- 2016年7月20日
通塾しても親が子に算数をまったく教えないというケースは少ないでしょう。
どのくらい関わるかはご家庭のスタイルによりますが、小学校の算数とはまったくレベルが違うので、分からないことがあることに戸惑う子が親に質問するというのは自然です。
そのときの教え方がとても重要です。
算数らしく教えた方が良いとか、塾で教わった通りに教えた方が良いとか、技術的な部分も重要ですが、接する心構えが重要です。
解き方が身につくように、1から手取り足取り教え込むという方針もありますが、その方法だと短期的にはいいけど、しっかり身につかないのではないかと思っています。
塾で教わって分かった気になったけど実は身につかなかった問題ならば、家で手取り足取り教えても身につけるのは難しいかもしれません。
何回も教えているのに身につかないなと思うことは多々あると思います。
最近、下剋上受験ドラマを見ていますが、中卒というキーワードには別にひっかかりませんが、教えるのが未経験な親が、4教科全部を1年半だけ指導して桜蔭合格を目指して頑張っているところに引っかかります。
教えることはそんな容易いことではありません。
理解させるくらいならばそれほど難しくはないと思いますが、難関校に対応できる思考力をつけることはもとより、忘れないように定着させることも簡単ではありません。
それならば、しっかり身につくように教え込むことを目指すのではなく、力をつけることを目指してもいいのではと思います。
それは、できるだけ教えずに、お子様の力で解くように指南するスタイルです。
その単元が身につく即効性のある学習ではないかもしれませんが、算数の力をつけます。
大切なことは、
- 難しい問題は避ける
- 教えるときは一言
- 何回もチャレンジさせる
この3点です。
一言ヒントのようなキーワードを伝えて、分かるところまで考えさせて、また分からなくなったら、またヒントを与えるといった流れです。
誤答のときは、「不正解!○○のあたりが違うのかな」くらいに留めておきます。
これだけのことです。
教えるスキルがないと、最良のヒントが言えないかもしれませんが、この流れでいけば、それなりの形になります。
解ける問題が増えなくても、力がつくので長い目で見てプラスですし、なによりも初見の問題に太刀打ちできる力が身につきます。

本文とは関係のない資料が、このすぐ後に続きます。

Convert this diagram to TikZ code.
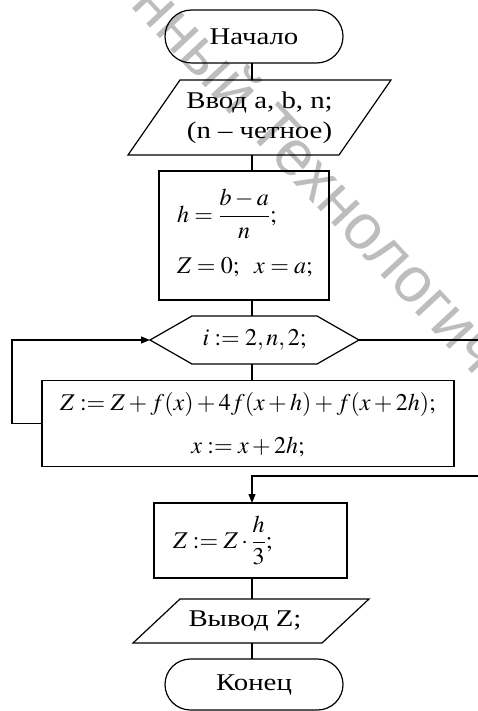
\documentclass[tikz,border=0pt]{standalone}
\usepackage{amsmath}
\usepackage{mathptmx}
\usepackage{fontspec}
\setmainfont{Liberation Serif}
\newfontfamily\wmfont{Liberation Sans}
\usepackage{graphicx}
\usetikzlibrary{shapes.misc,arrows.meta}
\newcommand{\sx}[1]{\scalebox{1.2}[1]{#1}}
\begin{document}
\begin{tikzpicture}[x=1pt,y=-1pt,line width=1.2pt,
  txt/.style={font=\fontsize{24}{28}\selectfont, inner sep=0pt, outer sep=0pt},
  term/.style={draw, rounded rectangle, minimum width=178pt, minimum height=53pt, txt},
  box/.style={draw, rectangle, txt},
  frame/.style={draw=none, rectangle, txt},
  arr/.style={-{Triangle[length=9pt,width=7pt]}},
  wm/.style={text=black!26, font=\wmfont\fontsize{64}{70}\selectfont, inner sep=0pt}]
\useasboundingbox (0,0) rectangle (477,711);
% watermark
\node[wm, anchor=base west, rotate=-47] (wm) at (245,130) {\llap{государственный }Технологический университет};
\coordinate (spine) at (252,0);
% nodes
\node[term] (start) at (254,36.5) {\sx{Начало}};
\node[frame, minimum width=263pt, minimum height=75pt, font=\fontsize{24}{30}\selectfont] (in) at (259.5,117.5)
  {\sx{\begin{tabular}{@{}c@{}}Ввод a, b, n;\\(n – четное)\end{tabular}}};
\draw (in.south west) -- ([xshift=52pt]in.north west) -- (in.north east) -- ([xshift=-52pt]in.south east) -- cycle;
\node[box, minimum width=170pt, minimum height=129pt] (init) at (244,235.5) {};
\node[txt, anchor=west] (initT) at ([xshift=18pt]init.west)
  {\begin{tabular}{@{}l@{}}$\displaystyle h=\frac{b-a}{n};$\\[23pt]$Z=0;\hspace{12pt}x=a;$\end{tabular}};
\node[frame, minimum width=209pt, minimum height=48pt] (loop) at (254.5,340) {$i:=2,n,2;$};
\draw (loop.west) -- ([xshift=42pt]loop.north west) -- ([xshift=-42pt]loop.north east) -- (loop.east)
  -- ([xshift=-42pt]loop.south east) -- ([xshift=42pt]loop.south west) -- cycle;
\node[box, minimum width=412pt, minimum height=73pt, font=\fontsize{24}{43}\selectfont] (body) at (248,423.5)
  {\begin{tabular}{@{}c@{}}$Z:=Z+f(x)+4f(x+h)+f(x+2h);$\\$x:=x+2h;$\end{tabular}};
\node[box, minimum width=193pt, minimum height=75pt] (fin) at (250.5,540.5) {};
\node[txt, anchor=west] (finT) at ([xshift=19pt]fin.west) {$\displaystyle Z:=Z\cdot\frac{h}{3};$};
\node[frame, minimum width=236pt, minimum height=44pt] (out) at (251,621) {\sx{Вывод Z;}\hspace*{12pt}};
\draw (out.south west) -- ([xshift=47pt]out.north west) -- (out.north east) -- ([xshift=-47pt]out.south east) -- cycle;
\node[term, minimum height=51pt] (end) at (254,684.5) {\sx{Конец}};
% connectors
\draw (start.south -| spine) -- (in.north -| spine);
\draw (in.south -| spine) -- (init.north -| spine);
\draw (init.south -| spine) -- (loop.north -| spine);
\draw (loop.south -| spine) -- (body.north -| spine);
\draw[arr] (body.west) -- ++(-30pt,0) |- (loop.west);
\coordinate (exitr) at (485,476);
\draw[arr] (loop.east) -| (exitr) -| (fin.north -| spine);
\draw (fin.south -| spine) -- (out.north -| spine);
\draw (out.south -| spine) -- (end.north -| spine);
\end{tikzpicture}
\end{document}
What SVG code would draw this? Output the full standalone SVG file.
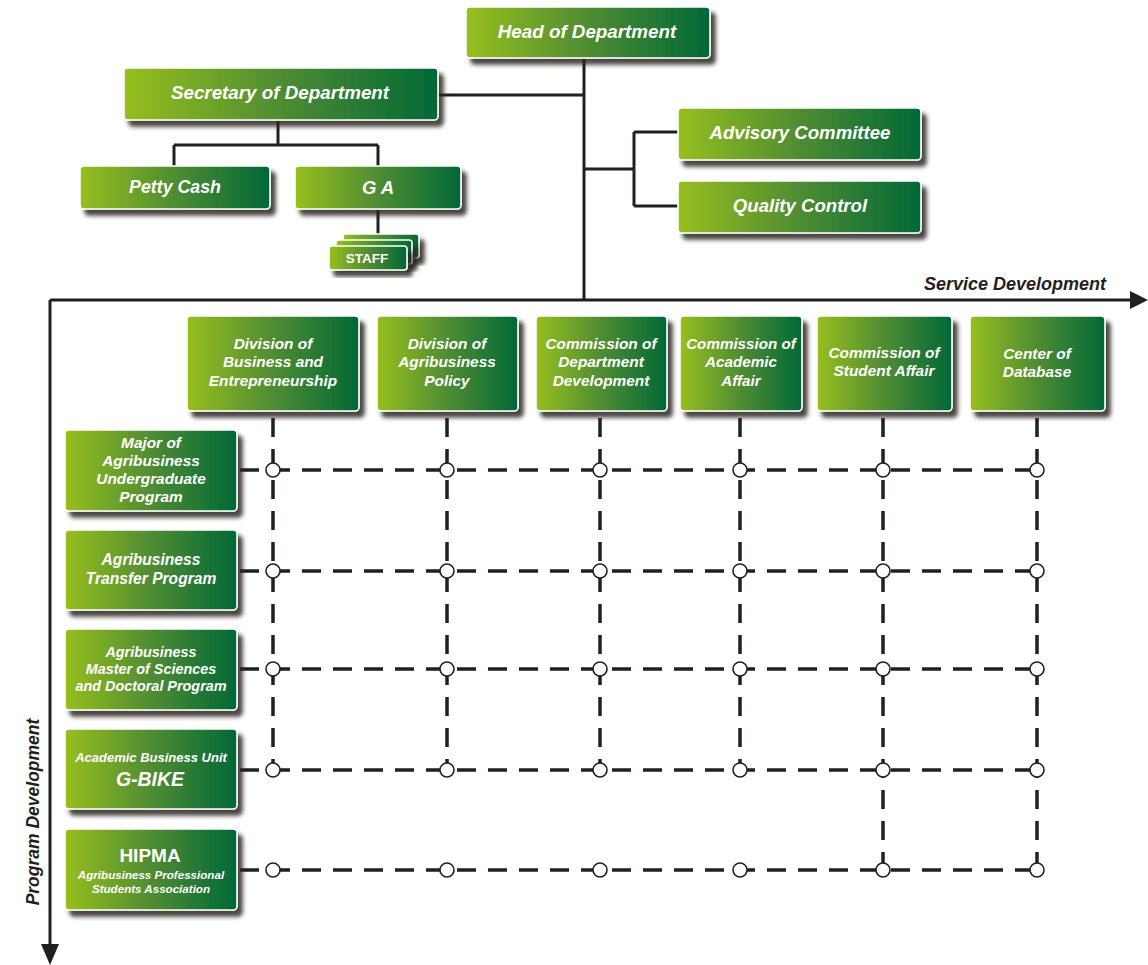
<svg xmlns="http://www.w3.org/2000/svg" width="1148" height="965" viewBox="0 0 1148 965">
<defs>
<linearGradient id="g" x1="0" y1="0" x2="1" y2="0">
<stop offset="0" stop-color="#97bf1e"/>
<stop offset="0.5" stop-color="#4f8c33"/>
<stop offset="1" stop-color="#006837"/>
</linearGradient>
<filter id="sh" x="-10%" y="-10%" width="130%" height="140%">
<feDropShadow dx="5" dy="6" stdDeviation="2.2" flood-color="#2b2522" flood-opacity="0.85"/>
</filter>
</defs>
<style>
.b{fill:url(#g);stroke:#fff;stroke-width:1.6;filter:url(#sh)}
.t{fill:#fff;font-family:"Liberation Sans",Arial,sans-serif;font-style:italic;font-weight:700;text-anchor:middle}
.n{fill:#fff;font-family:"Liberation Sans",Arial,sans-serif;font-weight:700;text-anchor:middle}
.ln{stroke:#231f20;stroke-width:3;fill:none}
.d{stroke:#231f20;stroke-width:3.5;fill:none;stroke-dasharray:19 12}
.c{fill:#fff;stroke:#231f20;stroke-width:1.6}
.ax{fill:#231f20;font-family:"Liberation Sans",Arial,sans-serif;font-style:italic;font-weight:700}
</style>
<rect width="1148" height="965" fill="#fff"/>

<g id="connectors">
<path class="ln" d="M584,58 V300"/>
<path class="ln" d="M438,95 H584"/>
<path class="ln" d="M278,120 V145 M174,145 H378 M174,145 V166 M378,145 V166 M378,209 V236"/>
<path class="ln" d="M584,169 H634 M634,132 V206 M634,132 H678 M634,206 H678"/>
<path d="M50,300 H1136" stroke="#231f20" stroke-width="3" fill="none"/>
<path d="M1130,291 L1148,300 L1130,309 Z" fill="#231f20"/>
<path d="M50,300 V950" stroke="#231f20" stroke-width="3" fill="none"/>
<path d="M41,944 L50,965 L59,944 Z" fill="#231f20"/>
<g id="grid">
<path class="d" d="M273,418 V770 M447,418 V770 M600,418 V770 M740,418 V770 M883,418 V870 M1037,418 V870"/>
<path class="d" d="M240,470 H1037 M240,571 H1037 M240,669 H1037 M240,770 H1037 M240,870 H1037"/>
<g id="junctions">
<circle class="c" cx="273" cy="470" r="7"/><circle class="c" cx="447" cy="470" r="7"/><circle class="c" cx="600" cy="470" r="7"/><circle class="c" cx="740" cy="470" r="7"/><circle class="c" cx="883" cy="470" r="7"/><circle class="c" cx="1037" cy="470" r="7"/>
<circle class="c" cx="273" cy="571" r="7"/><circle class="c" cx="447" cy="571" r="7"/><circle class="c" cx="600" cy="571" r="7"/><circle class="c" cx="740" cy="571" r="7"/><circle class="c" cx="883" cy="571" r="7"/><circle class="c" cx="1037" cy="571" r="7"/>
<circle class="c" cx="273" cy="669" r="7"/><circle class="c" cx="447" cy="669" r="7"/><circle class="c" cx="600" cy="669" r="7"/><circle class="c" cx="740" cy="669" r="7"/><circle class="c" cx="883" cy="669" r="7"/><circle class="c" cx="1037" cy="669" r="7"/>
<circle class="c" cx="273" cy="770" r="7"/><circle class="c" cx="447" cy="770" r="7"/><circle class="c" cx="600" cy="770" r="7"/><circle class="c" cx="740" cy="770" r="7"/><circle class="c" cx="883" cy="770" r="7"/><circle class="c" cx="1037" cy="770" r="7"/>
<circle class="c" cx="273" cy="870" r="7"/><circle class="c" cx="447" cy="870" r="7"/><circle class="c" cx="600" cy="870" r="7"/><circle class="c" cx="740" cy="870" r="7"/><circle class="c" cx="883" cy="870" r="7"/><circle class="c" cx="1037" cy="870" r="7"/>
</g>
</g>
</g>

<text class="ax" x="1106" y="290" font-size="18" text-anchor="end">Service Development</text>
<text class="ax" font-size="17.5" text-anchor="middle" transform="translate(39,812) rotate(-90)">Program Development</text>

<g id="head"><rect class="b" x="466" y="7" width="244" height="51" rx="4"/><text class="t" x="587" y="38" font-size="18.8">Head of Department</text></g>
<g id="secretary"><rect class="b" x="124" y="68" width="314" height="52" rx="4"/><text class="t" x="280" y="99" font-size="18.8">Secretary of Department</text></g>
<g id="petty-cash"><rect class="b" x="80" y="166" width="190" height="43" rx="4"/><text class="t" x="175" y="193" font-size="17.8">Petty Cash</text></g>
<g id="ga"><rect class="b" x="295" y="166" width="166" height="43" rx="4"/><text class="t" x="378" y="194" font-size="18.5">G A</text></g>
<g id="staff">
<rect class="b" x="343" y="234" width="76" height="24" rx="3"/>
<rect class="b" x="336" y="240" width="76" height="24" rx="3"/>
<rect class="b" x="329" y="246" width="78" height="24" rx="3"/>
<text class="n" x="367" y="263" font-size="13.5">STAFF</text>
</g>
<g id="advisory"><rect class="b" x="678" y="108" width="243" height="52" rx="4"/><text class="t" x="800" y="139" font-size="18.6">Advisory Committee</text></g>
<g id="quality"><rect class="b" x="678" y="181" width="243" height="52" rx="4"/><text class="t" x="800" y="212" font-size="18.6">Quality Control</text></g>

<g id="div-business"><rect class="b" x="187" y="316" width="172" height="95" rx="4"/><text class="t" font-size="15.4"><tspan x="273" y="348.5">Division of</tspan><tspan x="273" y="367">Business and</tspan><tspan x="273" y="385.5">Entrepreneurship</tspan></text></g>
<g id="div-policy"><rect class="b" x="377" y="316" width="141" height="95" rx="4"/><text class="t" font-size="15.4"><tspan x="447" y="348.5">Division of</tspan><tspan x="447" y="367">Agribusiness</tspan><tspan x="447" y="385.5">Policy</tspan></text></g>
<g id="com-dept"><rect class="b" x="536" y="316" width="131" height="95" rx="4"/><text class="t" font-size="15.4"><tspan x="601" y="348.5">Commission of</tspan><tspan x="601" y="367">Department</tspan><tspan x="601" y="385.5">Development</tspan></text></g>
<g id="com-academic"><rect class="b" x="680" y="316" width="122" height="95" rx="4"/><text class="t" font-size="15.2"><tspan x="741" y="348.5">Commission of</tspan><tspan x="741" y="367">Academic</tspan><tspan x="741" y="385.5">Affair</tspan></text></g>
<g id="com-student"><rect class="b" x="817" y="316" width="135" height="95" rx="4"/><text class="t" font-size="15.4"><tspan x="884" y="357.5">Commission of</tspan><tspan x="884" y="376">Student Affair</tspan></text></g>
<g id="center-db"><rect class="b" x="970" y="316" width="135" height="95" rx="4"/><text class="t" font-size="15.4"><tspan x="1037" y="358.5">Center of</tspan><tspan x="1037" y="377">Database</tspan></text></g>

<g id="major-ug"><rect class="b" x="65" y="430" width="172" height="81" rx="4"/><text class="t" font-size="15.4"><tspan x="151" y="448">Major of</tspan><tspan x="151" y="466">Agribusiness</tspan><tspan x="151" y="484">Undergraduate</tspan><tspan x="151" y="502">Program</tspan></text></g>
<g id="transfer"><rect class="b" x="65" y="530" width="172" height="80" rx="4"/><text class="t" font-size="15.6"><tspan x="151" y="565">Agribusiness</tspan><tspan x="151" y="584">Transfer Program</tspan></text></g>
<g id="master"><rect class="b" x="65" y="629" width="172" height="81" rx="4"/><text class="t" font-size="14.4"><tspan x="151" y="657">Agribusiness</tspan><tspan x="151" y="674">Master of Sciences</tspan><tspan x="151" y="691">and Doctoral Program</tspan></text></g>
<g id="gbike"><rect class="b" x="65" y="729" width="172" height="80" rx="4"/><text class="t" x="151" y="762" font-size="13">Academic Business Unit</text><text class="t" x="150" y="786" font-size="19.5">G-BIKE</text></g>
<g id="hipma"><rect class="b" x="65" y="829" width="172" height="81" rx="4"/><text class="n" x="150" y="862" font-size="19">HIPMA</text><text class="t" font-size="11.6"><tspan x="151" y="879">Agribusiness Professional</tspan><tspan x="151" y="893">Students Association</tspan></text></g>
</svg>
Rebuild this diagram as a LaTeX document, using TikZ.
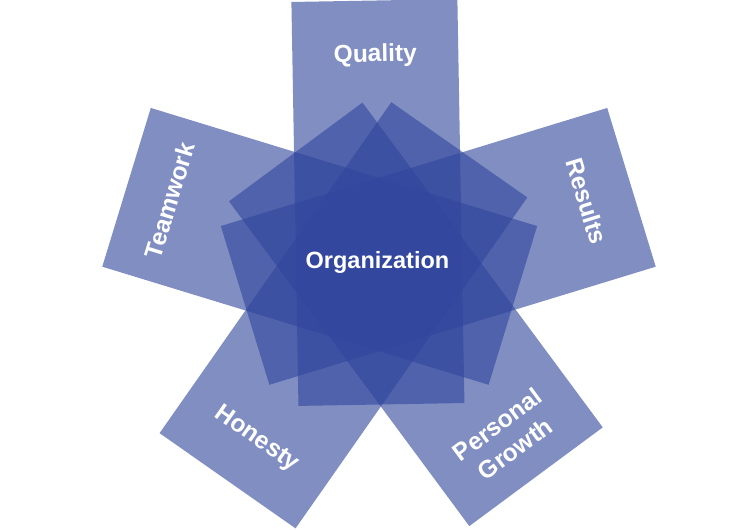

できる子は、こういう学習を無意識にしているともいえます。
数学が得意なお父様のご子息で、伸びる子と伸びない子がいます。
伸びない子は、教え込むことがマイナスに働いている可能性があります。
伸びる子は、父親が解く楽しみを子に味わってもらう意識があるのではないでしょうか。
塾講師時代に、クラスの生徒さんを7人ほどピックアップし、問題を与え、できるまでくり返すという再チャレンジ式(当時流行った言葉なので)で取り組んだところ、とても力がついた実感があります。
3年生の学習も基本的にそういう流れで楽しく授業を行いました。
つまり、3~6年生の学年を問わずに、有効な学習だったと思います。
教える場合は、上手く教えなければなりませんが、答案を見てヒントをいうのはそれほど難しくはありません。
模範解答と見くらべて、「解説では表が書いてあるぞ」とか「線分図が少し違うぞ」このレベルで良いと思います。
一言のアドバイスを聞くと、情報過多にはならず、そこから派生して自分自身で考えることにつながります。
1問に時間がかかって効率が悪そうですが、そうではありません。
大切で省いてはいけない勉強です。
普段あまりテレビで大リーガーのイチローを見ることがありませんが、YouTubeでイチローと稲葉の対談を見たとき、イチローが「無駄がなければ深みが出ない」と言っていましたが、まさに算数の学習と同じです。
無駄のない効率の良い学習は実は学習ではないのです。
イチローは「合理的な考え方は嫌い」と言っていましたが、合理的に考えられる力をつけるために算数に取り組んでいると言ってもいいくらいなので、そこは素直に頷けませんが、解きながら失敗をしていく過程で力をつけるのはスポーツも算数も同じということでしょう。
「再チャレンジが大切」という意識で接していくことをお勧めいたします。